Part of the problem is the Keller machine itself. Being essentially a brain in a box, it might be dangerous but it’s not very mobile. So for it to pose any threat, our heroes have to keep finding excuses to go into the room it’s locked up in. It’s not until Episode Four that our monster of the week makes up for its lack of legs, by magically learning how to teleport itself to exotic locations, like the next room along. Director Timothy Combe does what he can to make this mini juke box look menacing with some giddying swoops of his camera and some jaunty angles. Composer Dudley Simpson helps with some portentous music, but it’s a tough job to make it look menacing.

It has also changed its modus operandi by the time it starts beaming itself short distances around the studio. In the early episodes, it kills folk by amplifying their greatest fear. Kettering for instance, is terrified of water so he drowns in a dry room, and, again as if by magic, his lungs fill with water. “We believe what our minds tell us too,” flubs the Doctor, to cover over this implausibility.

The Doctor turns out to be terrified of black and white cut outs of old monsters flying at his head. The Master is scared of staring up a giant Pert’s nostrils. But by the time the Keller machine gets round to killing a few extras, it’s forgotten about dredging up the dreads, and just zaps people in a shower of static. Which leaves us to imagine what the crippling phobias of the expendable prisoners and guards are. I like to think they are of the oddly mundane variety. Buttons.The colour yellow. The lack of a fulfilling acting career.

The prison setting makes The Mind of Evil feel quite different to other Whos. I’m reluctant to use the overused term ‘gritty’ (although it is an adjective often applied to these earliest of Pertwee stories) because I think Doctor Who is always too fantastic for that. But still, we’re in a prison, which is not as cosy a setting as Doctor Who normally inhabits.

But this attempt at realism is countered by an air of unreality. This looks like a very BBC prison to me. The prisoners are all neatly dressed, all the way to their neckties. The walls aren’t brick, but vac formed plastic sheets. We never actually see a prisoner in a cell. (Oh, and yes, that whole alien mind parasite thing’s a definite challenge to realism.)

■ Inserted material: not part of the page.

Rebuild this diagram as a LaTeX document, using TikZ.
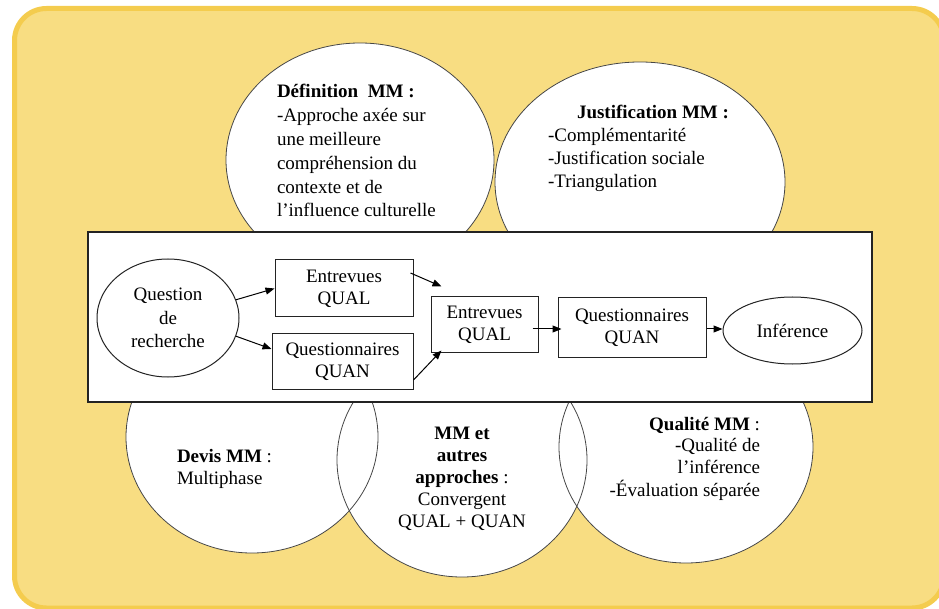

This strange mix of reality and unreality runs through The Mind of Evil. For instance, real world tensions between the US and China are mirrored here, though the very notion of them attending a ‘peace conference’ is fanciful. Not to mention that the Americans have sent a chief negotiator to this conference who has a profound fear of the Chinese, which results in the Keller machine prescribing death by oriental dragon. How did that sneak through Senator Alcott’s (Tommy Duggan) personality profiling?

Or what about how the Doctor drops the real world name of Mao Zedong (not something he’d rush to do these days I suspect) and enters into a conversation in Hokkien, to give the impression of someone familiar with Chinese culture. But earlier in the story, in my favourite bit in the whole story, he deduces that the assistant who accompanied the Master to install the Keller Machine at Stangmoor, and peace conference delegation member Captain Chin Lee (Pik-Sen Lim), must be the same person because they’re both described as “attractive Chinese girls”. I mean, of course! How many of them could there be?!

No actually, that’s not my favourite bit. My favourite bit is when the story acknowledges the very fine line it’s walking between realism and fiction. It comes when the Brigadier (Nicholas Courtney) and Major Cosworth (Patrick Godfrey) are plotting a break-in to Stangmoor. Problem is Stangmoor’s an old fortress so getting in is going to be quite a task. But then Cosworth seems to speak with the writer’s own voice as he works out a solution to this plotting problem:

COSWORTH: I suppose there couldn’t possibly be a secret underground passage or something?

Of course there could! And what’s more…

BRIGADIER: Yes, you’re right. It hasn’t been blocked off either. It probably leads to the old dungeons.  

I’m sure it does! Problem solved.

COSWORTH: It’s rather like making a film, isn’t it Sir?

Yes, Cosworth, that’s certainly what it feels like watching it.

LINK TO A Good Man Goes to War: prisons in both.